*WHAT TO DO*.
Once the pictures are set aside, transcribe the remaining data exactly.

*GIVEN MATERIAL*.
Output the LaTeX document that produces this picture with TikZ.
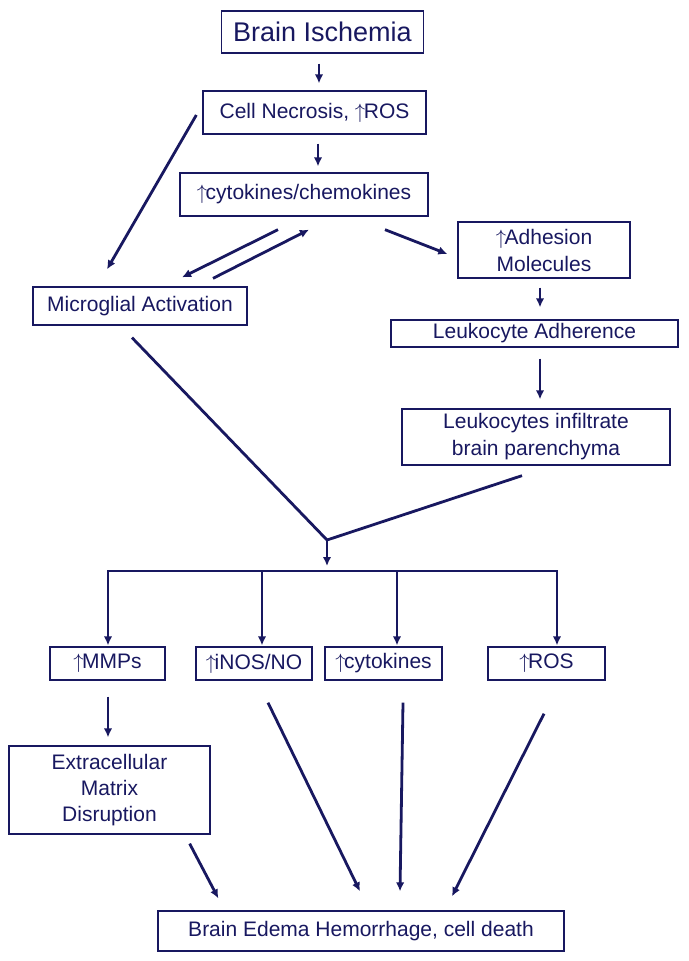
\documentclass[tikz,border=0pt]{standalone}
\usepackage{fontspec}
\setmainfont{Liberation Sans}
\usetikzlibrary{arrows.meta,calc}
\definecolor{navy}{RGB}{24,24,96}
\newcommand{\upar}{\ensuremath{\uparrow}\kern-1.5pt}
\begin{document}
\begin{tikzpicture}[x=1pt,y=-1pt,
  box/.style={draw=navy,line width=1.3pt,rectangle,inner sep=0pt,align=center,text=navy,
    font=\fontsize{21}{27}\selectfont},
  conn/.style={draw=navy,line width=2.8pt},
  arr/.style={conn,-{Latex[length=9pt,width=8.5pt]}}]
\useasboundingbox[fill=white] (0,0) rectangle (688,961);
% nodes
\node[box,minimum width=202pt,minimum height=42pt,font=\fontsize{27}{32}\selectfont] (isch) at (322.5,32) {Brain Ischemia};
\node[box,minimum width=223pt,minimum height=43pt] (necr) at (314.5,112.5) {Cell Necrosis, \upar ROS};
\node[box,minimum width=248pt,minimum height=43pt] (cyto) at (304,194.5) {\upar cytokines/chemokines};
\node[box,minimum width=172pt,minimum height=56pt] (adh) at (544,250) {\upar Adhesion\\Molecules};
\node[box,minimum width=214pt,minimum height=38pt] (micro) at (140,306) {Microglial Activation};
\node[box,minimum width=287pt,minimum height=27pt] (adher) at (534.5,333.5) {Leukocyte Adherence};
\node[box,minimum width=268pt,minimum height=56pt] (infil) at (536,437) {Leukocytes infiltrate\\brain parenchyma};
\node[box,minimum width=115pt,minimum height=33pt] (mmp) at (107.5,663.5) {\upar MMPs};
\node[box,minimum width=116pt,minimum height=33pt] (inos) at (254,663.5) {\upar iNOS/NO};
\node[box,minimum width=117pt,minimum height=33pt] (cytk) at (383.5,663.5) {\upar cytokines};
\node[box,minimum width=117pt,minimum height=33pt] (ros) at (546.5,663.5) {\upar ROS};
\node[box,minimum width=201pt,minimum height=88pt,font=\fontsize{21}{26}\selectfont] (ecm) at (109.5,790) {Extracellular\\Matrix\\Disruption};
\node[box,minimum width=406pt,minimum height=40pt] (final) at (361,931) {Brain Edema Hemorrhage, cell death};
% junction coordinates
\coordinate (J) at (327,540);
\coordinate (Jtip) at (327,566);
\coordinate (b1) at (108,571);
\coordinate (b2) at (262,571);
\coordinate (b3) at (397,571);
\coordinate (b4) at (557,571);
% connectors
\draw[arr] ($(isch.south)+(-3.5,10)$) -- ($(necr.north)+(4.5,-7)$);
\draw[arr] ($(necr.south)+(3.5,9)$) -- ($(cyto.north)+(14,-6)$);
\draw[arr] ($(necr.west)+(-6,2.5)$) -- ($(micro.north)+(-33,-17)$);
\draw[arr] ($(cyto.south)+(-26,13)$) -- ($(micro.north)+(42,-9)$);
\draw[arr] ($(micro.north)+(73,-8)$) -- ($(cyto.south)+(5,13)$);
\draw[arr] ($(cyto.south)+(81,13)$) -- ($(adh.west)+(-10,4)$);
\draw[arr] ($(adh.south)+(-4,9)$) -- ($(adher.north)+(5.5,-12)$);
\draw[arr] ($(adher.south)+(5.5,11)$) -- ($(infil.north)+(4,-9)$);
\draw[conn,line join=miter] ($(micro.south)+(-8,12)$) -- (J) -- ($(infil.south)+(-14,10)$);
\draw[arr] (J) -- (Jtip);
\draw[conn,line cap=rect] (b1) -- (b4);
\draw[arr] (b1) -- ($(b1 |- mmp.north)+(0,-1)$);
\draw[arr] (b2) -- ($(b2 |- inos.north)+(0,-1)$);
\draw[arr] (b3) -- ($(b3 |- cytk.north)+(0,-1)$);
\draw[arr] (b4) -- ($(b4 |- ros.north)+(0,-1)$);
\draw[arr] ($(mmp.south)+(0.5,16)$) -- ($(ecm.north)+(-1.5,-8)$);
\draw[arr] ($(ecm.south east)+(-21,9)$) -- ($(final.north west)+(61,-12)$);
\draw[arr] ($(inos.south)+(14,22)$) -- ($(final.north)+(-1,-19)$);
\draw[arr] ($(cytk.south)+(19.5,22)$) -- ($(final.north)+(39,-19)$);
\draw[arr] ($(ros.south)+(-2.5,33)$) -- ($(final.north)+(91,-14)$);
\end{tikzpicture}
\end{document}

*ANSWER IN FULL*.
Output the LaTeX document that produces this picture with TikZ.
\documentclass[tikz,border=0pt]{standalone}
\usepackage{fontspec}
\setmainfont{Liberation Sans}
\usetikzlibrary{arrows.meta,calc}
\definecolor{navy}{RGB}{24,24,96}
\newcommand{\upar}{\ensuremath{\uparrow}\kern-1.5pt}
\begin{document}
\begin{tikzpicture}[x=1pt,y=-1pt,
  box/.style={draw=navy,line width=1.3pt,rectangle,inner sep=0pt,align=center,text=navy,
    font=\fontsize{21}{27}\selectfont},
  conn/.style={draw=navy,line width=2.8pt},
  arr/.style={conn,-{Latex[length=9pt,width=8.5pt]}}]
\useasboundingbox[fill=white] (0,0) rectangle (688,961);
% nodes
\node[box,minimum width=202pt,minimum height=42pt,font=\fontsize{27}{32}\selectfont] (isch) at (322.5,32) {Brain Ischemia};
\node[box,minimum width=223pt,minimum height=43pt] (necr) at (314.5,112.5) {Cell Necrosis, \upar ROS};
\node[box,minimum width=248pt,minimum height=43pt] (cyto) at (304,194.5) {\upar cytokines/chemokines};
\node[box,minimum width=172pt,minimum height=56pt] (adh) at (544,250) {\upar Adhesion\\Molecules};
\node[box,minimum width=214pt,minimum height=38pt] (micro) at (140,306) {Microglial Activation};
\node[box,minimum width=287pt,minimum height=27pt] (adher) at (534.5,333.5) {Leukocyte Adherence};
\node[box,minimum width=268pt,minimum height=56pt] (infil) at (536,437) {Leukocytes infiltrate\\brain parenchyma};
\node[box,minimum width=115pt,minimum height=33pt] (mmp) at (107.5,663.5) {\upar MMPs};
\node[box,minimum width=116pt,minimum height=33pt] (inos) at (254,663.5) {\upar iNOS/NO};
\node[box,minimum width=117pt,minimum height=33pt] (cytk) at (383.5,663.5) {\upar cytokines};
\node[box,minimum width=117pt,minimum height=33pt] (ros) at (546.5,663.5) {\upar ROS};
\node[box,minimum width=201pt,minimum height=88pt,font=\fontsize{21}{26}\selectfont] (ecm) at (109.5,790) {Extracellular\\Matrix\\Disruption};
\node[box,minimum width=406pt,minimum height=40pt] (final) at (361,931) {Brain Edema Hemorrhage, cell death};
% junction coordinates
\coordinate (J) at (327,540);
\coordinate (Jtip) at (327,566);
\coordinate (b1) at (108,571);
\coordinate (b2) at (262,571);
\coordinate (b3) at (397,571);
\coordinate (b4) at (557,571);
% connectors
\draw[arr] ($(isch.south)+(-3.5,10)$) -- ($(necr.north)+(4.5,-7)$);
\draw[arr] ($(necr.south)+(3.5,9)$) -- ($(cyto.north)+(14,-6)$);
\draw[arr] ($(necr.west)+(-6,2.5)$) -- ($(micro.north)+(-33,-17)$);
\draw[arr] ($(cyto.south)+(-26,13)$) -- ($(micro.north)+(42,-9)$);
\draw[arr] ($(micro.north)+(73,-8)$) -- ($(cyto.south)+(5,13)$);
\draw[arr] ($(cyto.south)+(81,13)$) -- ($(adh.west)+(-10,4)$);
\draw[arr] ($(adh.south)+(-4,9)$) -- ($(adher.north)+(5.5,-12)$);
\draw[arr] ($(adher.south)+(5.5,11)$) -- ($(infil.north)+(4,-9)$);
\draw[conn,line join=miter] ($(micro.south)+(-8,12)$) -- (J) -- ($(infil.south)+(-14,10)$);
\draw[arr] (J) -- (Jtip);
\draw[conn,line cap=rect] (b1) -- (b4);
\draw[arr] (b1) -- ($(b1 |- mmp.north)+(0,-1)$);
\draw[arr] (b2) -- ($(b2 |- inos.north)+(0,-1)$);
\draw[arr] (b3) -- ($(b3 |- cytk.north)+(0,-1)$);
\draw[arr] (b4) -- ($(b4 |- ros.north)+(0,-1)$);
\draw[arr] ($(mmp.south)+(0.5,16)$) -- ($(ecm.north)+(-1.5,-8)$);
\draw[arr] ($(ecm.south east)+(-21,9)$) -- ($(final.north west)+(61,-12)$);
\draw[arr] ($(inos.south)+(14,22)$) -- ($(final.north)+(-1,-19)$);
\draw[arr] ($(cytk.south)+(19.5,22)$) -- ($(final.north)+(39,-19)$);
\draw[arr] ($(ros.south)+(-2.5,33)$) -- ($(final.north)+(91,-14)$);
\end{tikzpicture}
\end{document}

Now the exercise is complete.